Market sizing is the measurement of a product or service's potential market in a specific region or industry. It plays a vital role in creating effective marketing and business strategies because, by understanding it, a company can determine the potential revenue and target market that can be achieved, as well as evaluate the business opportunities that may exist in that market.
There are several types of market size commonly used in market analysis, including:
1. Total Addressable Market (TAM)
TAM represents the market size that includes all consumers who need or have a demand for a particular product or service in the market.0
2. Serviceable Available Market (SAM)
SAM is a portion of the TAM that a business can serve with its existing resources and capabilities.

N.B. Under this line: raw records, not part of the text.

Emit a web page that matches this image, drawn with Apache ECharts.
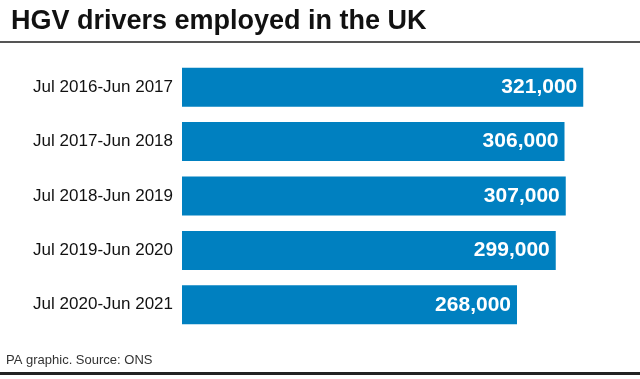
<!DOCTYPE html>
<html>
<head>
<meta charset="utf-8">
<script src="https://cdn.jsdelivr.net/npm/echarts@6/dist/echarts.min.js"></script>
<style>
html,body{margin:0;padding:0;background:#fff;}
#chart{width:640px;height:379px;}
</style>
</head>
<body>
<div id="chart"></div>
<script>
const categories = ['Jul 2016-Jun 2017','Jul 2017-Jun 2018','Jul 2018-Jun 2019','Jul 2019-Jun 2020','Jul 2020-Jun 2021'];
const drivers = [321000, 306000, 307000, 299000, 268000];
const titleText = 'HGV drivers employed in the UK';
const sourceText = 'PA graphic. Source: ONS';

const chart = echarts.init(document.getElementById('chart'), null, {renderer:'canvas'});
chart.setOption({
  animation: false,
  backgroundColor: '#fff',
  title: {
    text: titleText,
    left: 6, top: 3,
    textStyle: {fontFamily: 'Liberation Sans', fontWeight: 'bold', fontSize: 27, color: '#111'}
  },
  graphic: [
    {type:'rect', shape:{x:0, y:41, width:640, height:2}, style:{fill:'#555'}},
    {type:'rect', shape:{x:0, y:372, width:640, height:3}, style:{fill:'#222'}},
    {type:'text', left: 6, top: 354, style:{text: sourceText, font: '13px "Liberation Sans"', fill:'#333'}}
  ],
  grid: {left: 182, right: 8, top: 60, bottom: 47, containLabel: false},
  xAxis: {type:'value', min:0, max:360000, show:false},
  yAxis: {
    type:'category', data: categories, inverse: true,
    axisLine:{show:false}, axisTick:{show:false},
    axisLabel:{fontFamily:'Liberation Sans', fontSize:17, color:'#111', margin:9}
  },
  series: [{
    type:'bar', data: drivers, barWidth: 39,
    itemStyle:{color:'#0080c0'},
    label:{
      show:true, position:'insideRight', distance:6,
      formatter: p => p.value.toLocaleString('en-GB'),
      fontFamily:'Liberation Sans', fontWeight:'bold', fontSize:21, color:'#fff'
    }
  }]
});
</script>
</body>
</html>
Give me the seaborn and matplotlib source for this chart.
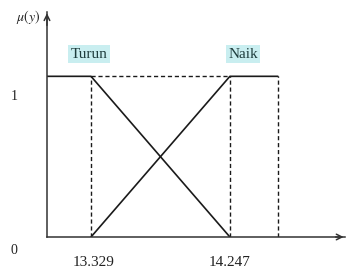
import matplotlib
matplotlib.use("Agg")
import matplotlib.pyplot as plt
import seaborn as sns
import pandas as pd

sns.set_style("white")
plt.rcParams['font.family'] = ['Liberation Serif', 'DejaVu Serif']
plt.rcParams['mathtext.fontset'] = 'stix'

# data
x_low, x_high = 13.329, 14.247
x_left, x_right, x_end = 13.038, 14.564, 15.007
turun_x = [x_left, x_low, x_high]
turun_y = [1, 1, 0]
naik_x = [x_low, x_high, x_right]
naik_y = [0, 1, 1]
tick_labels = ["13.329", "14.247"]
set_names = ["Turun", "Naik"]

fig = plt.figure(figsize=(3.48, 2.71), dpi=100)
ax = fig.add_axes([0.135, 0.1255, 0.856, 0.830])

df = pd.concat([
    pd.DataFrame({"x": turun_x, "y": turun_y, "s": "Turun"}),
    pd.DataFrame({"x": naik_x, "y": naik_y, "s": "Naik"}),
])
sns.lineplot(data=df, x="x", y="y", units="s", estimator=None, sort=False,
             color="#1a1a1a", lw=1.2, ax=ax, legend=False)

# dashed guides
dash = dict(color="#1a1a1a", lw=1.0, ls=(0, (3, 2)))
ax.plot([x_low, x_high], [1, 1], **dash)
for xv in [x_low, x_high, x_right]:
    ax.plot([xv, xv], [0, 1], **dash)

ax.set_xlim(x_left, x_end)
ax.set_ylim(0, 1.40)
for s in ["top", "right"]:
    ax.spines[s].set_visible(False)
for s in ["left", "bottom"]:
    ax.spines[s].set_color("#333333")
    ax.spines[s].set_linewidth(1.1)
ax.set_xticks([])
ax.set_yticks([])
ax.set_xlabel("")
ax.set_ylabel("")

# arrows
ax.annotate("", xy=(x_left, 1.41), xytext=(x_left, 1.30),
            arrowprops=dict(arrowstyle="->", color="#333333", lw=1.1),
            annotation_clip=False)
ax.annotate("", xy=(x_end + 0.01, 0), xytext=(x_end - 0.08, 0),
            arrowprops=dict(arrowstyle="->", color="#333333", lw=1.1),
            annotation_clip=False)

# texts in figure pixel coords
def ftext(px, py, s, **kw):
    fig.text(px / 348, 1 - py / 271, s, ha="center", va="center", **kw)

ftext(28, 17, r"$\mu(y)$", fontsize=10, color="#222222")
ftext(14, 97, "1", fontsize=10, color="#222222")
ftext(14, 250, "0", fontsize=10, color="#222222")
ftext(94, 263, tick_labels[0], fontsize=11, color="#222222")
ftext(230, 263, tick_labels[1], fontsize=11, color="#222222")

box = dict(boxstyle="square,pad=0.15", fc="#c9eef0", ec="none")
ftext(89, 54, set_names[0], fontsize=11, color="#1f3d3d", bbox=box)
ftext(243, 54, set_names[1], fontsize=11, color="#1f3d3d", bbox=box)

fig.savefig("out.png", dpi=100)
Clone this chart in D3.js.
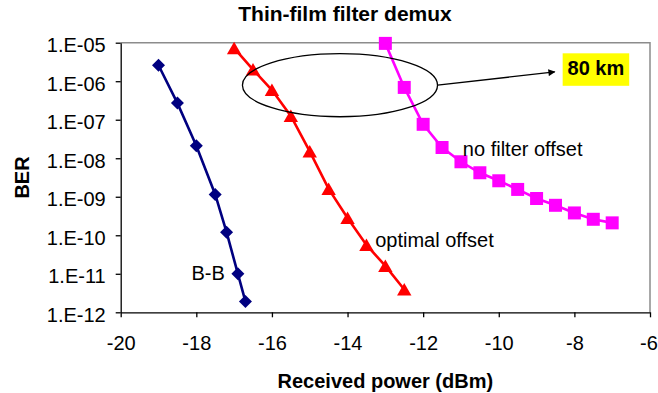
<!DOCTYPE html>
<html>
<head>
<meta charset="utf-8">
<script src="https://cdn.jsdelivr.net/npm/d3@7"></script>
<style>
  html, body { margin: 0; padding: 0; background: #fff; }
  svg { display: block; font-family: "Liberation Sans", Arial, sans-serif; }
</style>
</head>
<body>
<svg id="chart" width="658" height="393"></svg>
<script>
// ---- data ----
const xTicks = [-20, -18, -16, -14, -12, -10, -8, -6];
const yTicks = [1e-12, 1e-11, 1e-10, 1e-9, 1e-8, 1e-7, 1e-6, 1e-5];

const bbPower = [-19, -18.5, -18, -17.5, -17.2, -16.9, -16.7];
const bbBER   = [2.6e-6, 2.7e-7, 2.1e-8, 1.15e-9, 1.2e-10, 1.0e-11, 1.9e-12];

const optPower = [-17, -16.5, -16, -15.5, -15, -14.5, -14, -13.5, -13, -12.5];
const optBER   = [7.2e-6, 2.0e-6, 5.9e-7, 1.25e-7, 1.5e-8, 1.6e-9, 2.8e-10, 5.6e-11, 1.6e-11, 3.9e-12];

const nfPower = [-13, -12.5, -12, -11.5, -11, -10.5, -10, -9.5, -9, -8.5, -8, -7.5, -7];
const nfBER   = [9.6e-6, 6.9e-7, 7.6e-8, 1.9e-8, 8.1e-9, 4.2e-9, 2.6e-9, 1.55e-9, 9.0e-10, 6.0e-10, 3.8e-10, 2.6e-10, 2.1e-10];

const seriesNames = ["B-B", "optimal offset", "no filter offset"];
const titleText = "Thin-film filter demux";
const xTitle = "Received power (dBm)";
const yTitle = "BER";
const calloutText = "80 km";

// ---- layout ----
const svg = d3.select("#chart");
const L = 120.7, R = 650, T = 42.7, B = 312.3;

const x = d3.scaleLinear().domain([-20, -6]).range([L, R]);
const y = d3.scaleLog().domain([1e-12, 1e-5]).range([B, T]);

// plot border (top/right gray)
svg.append("path")
  .attr("d", `M${L},${T}H${R}V${B}`)
  .attr("fill", "none").attr("stroke", "#8c8c8c").attr("stroke-width", 1.5);

// axes
const fmtY = d => {
  const e = Math.round(-Math.log10(d));
  return "1.E-" + String(e).padStart(2, "0");
};
const gx = svg.append("g").attr("transform", `translate(0,${B})`)
  .call(d3.axisBottom(x).tickValues(xTicks).tickFormat(d => String(d)).tickSize(5).tickSizeOuter(0));
const gy = svg.append("g").attr("transform", `translate(${L},0)`)
  .call(d3.axisLeft(y).tickValues(yTicks).tickFormat(fmtY).tickSize(5).tickSizeOuter(0));

[gx, gy].forEach(g => {
  g.select(".domain").attr("stroke", "#000").attr("stroke-width", 1.3);
  g.selectAll(".tick line").attr("stroke", "#000").attr("stroke-width", 1.3);
  g.selectAll(".tick text").attr("fill", "#000")
    .style("font-family", '"Liberation Sans", Arial, sans-serif').style("font-size", "20px");
});
gx.selectAll(".tick text").attr("y", 38).attr("dy", 0)
  .attr("dx", d => d === -6 ? -1.5 : 0);
gy.selectAll(".tick text").attr("x", -15).attr("dy", "0.45em");

// titles
svg.append("text").attr("x", 345).attr("y", 21).attr("text-anchor", "middle")
  .style("font-size", "21px").style("font-weight", "bold").text(titleText);
svg.append("text").attr("x", (L + R) / 2).attr("y", 387.5).attr("text-anchor", "middle")
  .style("font-size", "20px").style("font-weight", "bold").text(xTitle);
svg.append("text").attr("transform", `translate(28.5,${(T + B) / 2}) rotate(-90)`)
  .attr("text-anchor", "middle")
  .style("font-size", "20px").style("font-weight", "bold").text(yTitle);

// series
const line = d3.line().x(d => x(d[0])).y(d => y(d[1]));
const zip = (a, b) => a.map((v, i) => [v, b[i]]);

const diamond = "M0,-6.5L6.5,0L0,6.5L-6.5,0Z";
const triangle = "M0,-6.5L7.2,6L-7.2,6Z";
const square = "M-6.5,-6.5H6.5V6.5H-6.5Z";

const series = [
  { data: zip(bbPower, bbBER), color: "#000080", marker: diamond },
  { data: zip(optPower, optBER), color: "#ff0000", marker: triangle },
  { data: zip(nfPower, nfBER), color: "#ff00ff", marker: square }
];

series.forEach(s => {
  svg.append("path").datum(s.data).attr("d", line)
    .attr("fill", "none").attr("stroke", s.color).attr("stroke-width", 2.6);
  svg.append("g").selectAll("path").data(s.data).join("path")
    .attr("d", s.marker)
    .attr("transform", d => `translate(${x(d[0])},${y(d[1])})`)
    .attr("fill", s.color);
});

// series labels
const labelStyle = sel => sel.style("font-size", "20px").attr("fill", "#000");
svg.append("text").attr("x", x(-18.13)).attr("y", y(7.0e-12)).call(labelStyle).text(seriesNames[0]);
svg.append("text").attr("x", x(-13.27)).attr("y", y(4.95e-11)).call(labelStyle).text(seriesNames[1]);
svg.append("text").attr("x", x(-10.95)).attr("y", y(1.15e-8)).call(labelStyle).text(seriesNames[2]);

// annotation: ellipse + arrow + callout
const ecx = x(-14.2), ecy = y(7.9e-7);
const erx = x(-14.2 + 2.58) - ecx, ery = ecy - y(7.9e-7 * Math.pow(10, 0.82));
svg.append("ellipse").attr("cx", ecx).attr("cy", ecy).attr("rx", erx).attr("ry", ery)
  .attr("fill", "none").attr("stroke", "#000").attr("stroke-width", 1.3);

svg.append("defs").append("marker").attr("id", "arr")
  .attr("viewBox", "0 0 10 10").attr("refX", 9).attr("refY", 5)
  .attr("markerWidth", 8).attr("markerHeight", 7).attr("markerUnits", "userSpaceOnUse")
  .attr("orient", "auto")
  .append("path").attr("d", "M0,0L10,5L0,10Z").attr("fill", "#000");

svg.append("line")
  .attr("x1", ecx + erx).attr("y1", ecy)
  .attr("x2", x(-8.52)).attr("y2", y(1.74e-6))
  .attr("stroke", "#000").attr("stroke-width", 1.3).attr("marker-end", "url(#arr)");

const bx0 = x(-8.31), bx1 = x(-6.55), by0 = y(5.3e-6), by1 = y(7.6e-7);
svg.append("rect").attr("x", bx0).attr("y", by0).attr("width", bx1 - bx0).attr("height", by1 - by0)
  .attr("fill", "#ffff00");
svg.append("text").attr("x", (bx0 + bx1) / 2).attr("y", by1 - 10.5).attr("text-anchor", "middle")
  .style("font-size", "20px").style("font-weight", "bold").text(calloutText);
</script>
</body>
</html>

3. Serviceable Obtainable Market (SOM)
SOM is the size of the target market calculated as a percentage of the total sales of a product or service in the intended market. SOM represents the business's position in the market compared to its competitors.

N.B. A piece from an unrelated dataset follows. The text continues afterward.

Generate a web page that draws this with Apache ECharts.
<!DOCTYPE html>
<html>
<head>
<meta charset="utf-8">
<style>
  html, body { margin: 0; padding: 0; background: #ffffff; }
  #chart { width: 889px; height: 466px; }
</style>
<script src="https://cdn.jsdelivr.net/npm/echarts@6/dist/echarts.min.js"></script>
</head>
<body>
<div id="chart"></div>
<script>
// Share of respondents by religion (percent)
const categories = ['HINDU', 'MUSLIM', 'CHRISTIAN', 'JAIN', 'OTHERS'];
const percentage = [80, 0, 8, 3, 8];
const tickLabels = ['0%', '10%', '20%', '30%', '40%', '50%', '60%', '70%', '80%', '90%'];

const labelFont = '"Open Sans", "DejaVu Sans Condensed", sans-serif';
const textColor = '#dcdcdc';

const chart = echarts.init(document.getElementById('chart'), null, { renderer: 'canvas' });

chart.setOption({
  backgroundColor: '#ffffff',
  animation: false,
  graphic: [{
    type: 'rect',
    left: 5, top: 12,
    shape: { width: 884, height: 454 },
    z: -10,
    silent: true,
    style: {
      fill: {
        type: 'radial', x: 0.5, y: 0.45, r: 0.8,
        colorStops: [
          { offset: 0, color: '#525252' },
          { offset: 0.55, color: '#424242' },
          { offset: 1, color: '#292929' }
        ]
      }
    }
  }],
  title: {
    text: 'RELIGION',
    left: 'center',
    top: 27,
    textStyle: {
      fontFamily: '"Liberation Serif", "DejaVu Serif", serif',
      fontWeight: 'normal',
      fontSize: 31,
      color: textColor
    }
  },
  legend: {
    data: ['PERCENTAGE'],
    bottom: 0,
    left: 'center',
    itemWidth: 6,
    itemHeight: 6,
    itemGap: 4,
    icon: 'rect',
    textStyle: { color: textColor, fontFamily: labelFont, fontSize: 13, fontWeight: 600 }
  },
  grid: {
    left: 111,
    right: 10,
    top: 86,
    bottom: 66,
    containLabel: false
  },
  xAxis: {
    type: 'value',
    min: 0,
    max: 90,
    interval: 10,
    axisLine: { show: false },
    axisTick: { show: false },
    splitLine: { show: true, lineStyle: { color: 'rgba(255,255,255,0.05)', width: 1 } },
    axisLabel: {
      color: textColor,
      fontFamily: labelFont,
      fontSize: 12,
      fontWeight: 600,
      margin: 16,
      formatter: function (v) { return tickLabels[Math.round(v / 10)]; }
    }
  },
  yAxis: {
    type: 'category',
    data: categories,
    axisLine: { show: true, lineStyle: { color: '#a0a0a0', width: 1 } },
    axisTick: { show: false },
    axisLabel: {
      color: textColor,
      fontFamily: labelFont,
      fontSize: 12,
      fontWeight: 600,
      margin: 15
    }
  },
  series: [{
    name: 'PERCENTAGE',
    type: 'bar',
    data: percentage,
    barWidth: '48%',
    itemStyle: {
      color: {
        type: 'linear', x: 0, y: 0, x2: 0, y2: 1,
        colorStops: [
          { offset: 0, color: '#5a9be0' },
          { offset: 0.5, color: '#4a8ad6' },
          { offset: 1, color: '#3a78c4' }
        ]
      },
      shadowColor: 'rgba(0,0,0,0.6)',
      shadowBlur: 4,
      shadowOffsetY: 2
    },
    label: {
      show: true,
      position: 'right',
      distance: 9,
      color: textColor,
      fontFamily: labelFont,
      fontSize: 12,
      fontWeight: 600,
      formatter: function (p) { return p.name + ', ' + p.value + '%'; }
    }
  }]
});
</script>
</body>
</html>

Simply put, TAM is the expectation, SAM is the projection, and SOM is the reality. Therefore, SOM is what matters most. TAM helps to show long-term market opportunities, but SOM is what will be achieved in the short term.
How to Measure or Calculate Market Size:
1. Top-Down Analysis
This method involves calculating the total market size based on available statistical data. The market size is then segmented according to the product or service being sold, and an estimate is made of the percentage of the total market that that product or service can reach.
2. Bottom-Up Analysis
This method can be used to measure market size by conducting in-depth market research. It doesn't rely solely on estimates or market trends, so the results obtained are more realistic, and the calculation of potential profits and losses is more accurate.
Accurate and realistic market sizing is crucial to the success of a company or business because it helps to understand the potential market and identify the opportunities and risks that may be faced. By understanding market sizing, a company can determine an effective marketing strategy.